Comecemos pela atenção flutuante, conceituada como a parte do analista correspondente à livre associação do paciente. Parodiando Millor Fernandes, para quem “livre pensar, é só pensar”, podemos dizer que para livre associar é só associar, assim como para ter atenção flutuante é só flutuar.
Não há como ensinar alguém a ter atenção flutuante. Seria como ensinar as notas musicais a quem não tem talento musical. Neste caso nada aconteceria além do já conhecido. Flutuar enquanto o paciente associa é parte desta arte de esperar o fato selecionado (Bion). Algo que faz sentido. Algo que faz mais sentido.
No momento pontual em que o fato selecionado chega à consciência é que nos surpreendemos com essa capacidade de ouvir o inconsciente. O nosso inconsciente? O inconsciente do paciente? Ou o inconsciente comum entre os dois, como ensina Nasio. Portanto, o fato selecionado que dá sentido ocorre num lugar entre dois, no espaço transicional de Winnicott que, aliás, é o tópico da arte por excelência.

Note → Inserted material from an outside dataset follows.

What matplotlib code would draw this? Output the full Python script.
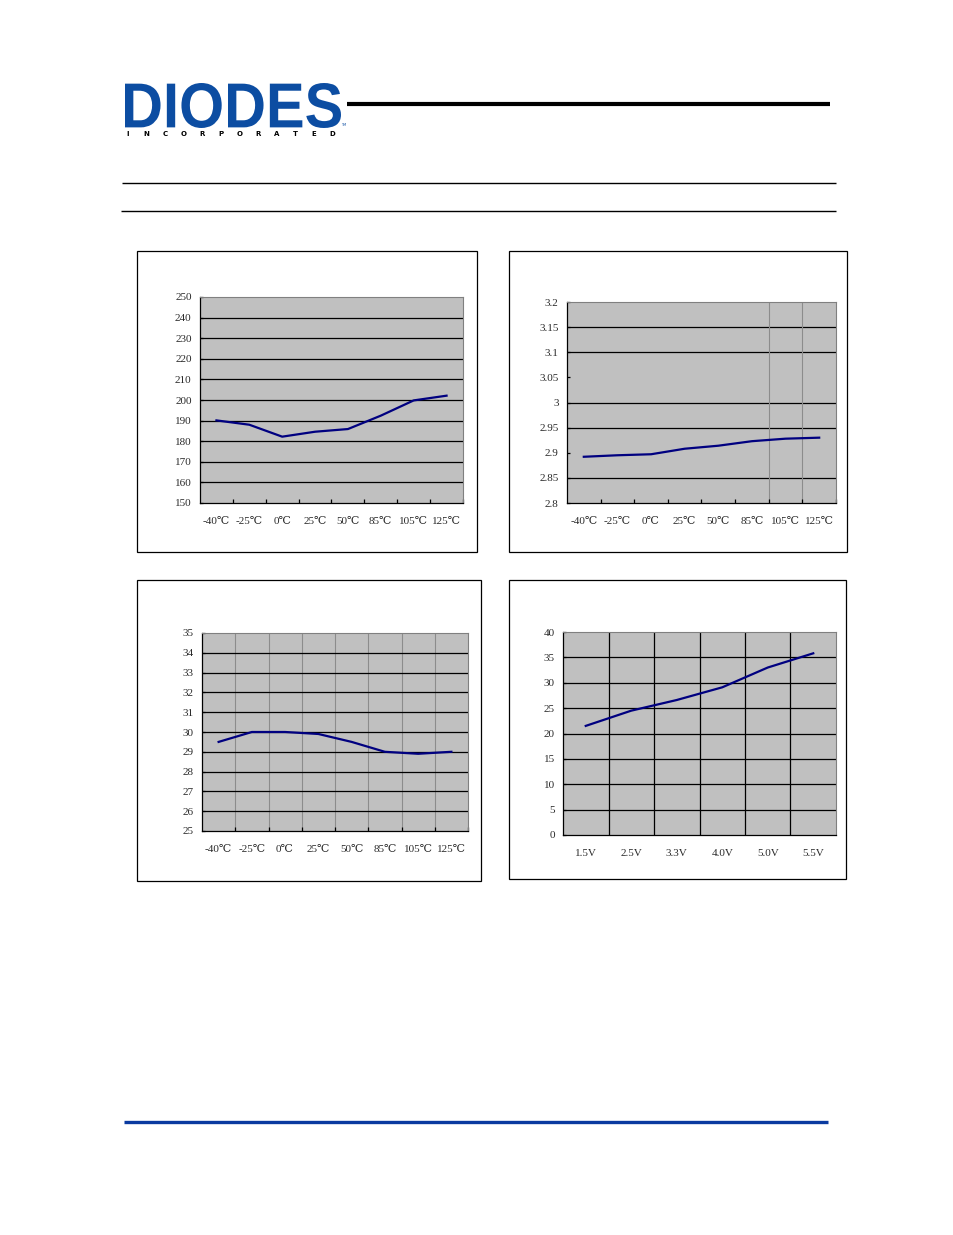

Outro momento da arte é o silêncio. No paciente pode significar resistência, acolhimento, elaboração, amor ou outras mil coisas. No analista o silêncio faz o inconsciente falar além do discurso vazio e da razão consciente, faz vibrar as cordas de seu próprio inconsciente, num momento místico de encontro carregado de ansiedade e sinalizando a vida e não a calmaria da morte.
Há silêncios que são muito especiais. São aqueles em que nenhuma palavra precisa ser dita, pois trata-se de um momento de comunhão, de dois em um onde basta um olhar, o murmúrio da respiração ou o bater do coração para que tudo seja compreendido.
Finalmente, o momento de suma dificuldade e por isto mesmo de extrema arte é o de saber a hora certa de intervir. Aqui lembro de uma paciente que me ensinou uma fórmula cheia de verdade apesar de redundante: “se algo acontece antes do tempo, é prematuro; se acontece depois, é tardio. Só há um tempo certo”. Este tempo somente a sensibilidade do analista e sua experiência ao longo da análise, quer no divã, quer na poltrona, pode apontar. É um tempo de arte.
Bibliografia
Ferreira, A. B. H. Pequeno dicionário brasileiro da língua brasileiro. Nova Fronteira: Rio de Janeiro, 1975.
Freud, S. “Artigos sobre técnica”. Edição standard brasileira das obras psicológicas completas de Sigmund Freud. Rio de Janeiro: Imago, 1969, v. XII.
Nasio, J. D. Psicossomática. Rio de Janeiro: Jorge Zahar, 1993.
Rezende, A. M. Bion e o futuro da psicanálise.